I could start off by telling you all the reasons I haven't blogged in a while, but I figure rather than boring you with all that stuff, I'm just going to start fresh.
Today, I woke up and felt refreshed. renewed. energized. excited. You see, there are big changes coming for our family in my area of work and although some aspects of it do make me sad, this is definitely a positive change for our family. It's a decision we've been praying over for years and finally felt the time was right about 6 months ago to make a change. We took a leap of faith knowing that many wouldn't understand and the big news will be revealed by the end of next week.
I'm a little nervous about everyone's response and I'm praying that rather to jumping to conclusions, people will feel comfortable enough to come to me and talk about the changes versus starting rumors and stirring the pot. I'm praying that others will be able to see what a positive thing this is for our family. I'm praying that people will see that it was time to focus on our family more so than everyone else.

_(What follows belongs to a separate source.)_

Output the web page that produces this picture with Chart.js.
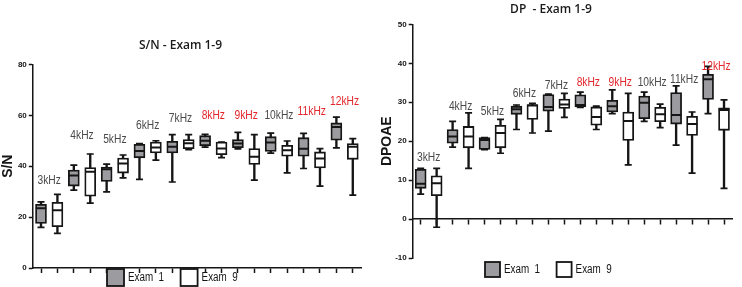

That's really a tough one for me, as I typically put myself dead last. I'm definitely a giver and would prefer someone else's happiness over my own. That's what I struggle with the most...that this decision will seem selfish and yet I realize that it was time to put myself and our family first.
All that to say, I'm not sure what tomorrow is going to bring career wise. I know that today I enjoyed just hanging with my kiddos. We went to lunch with daddy and went to Best Buy to buy a new vacuum. We played with sticks in the front yard and ate messy snacks. I didn't answer the phone one time today if it had anything to do with business. And it was good.
Tomorrow's another day, and I'm thirty anyway, so bring on the rain. Trust me, I'm ready.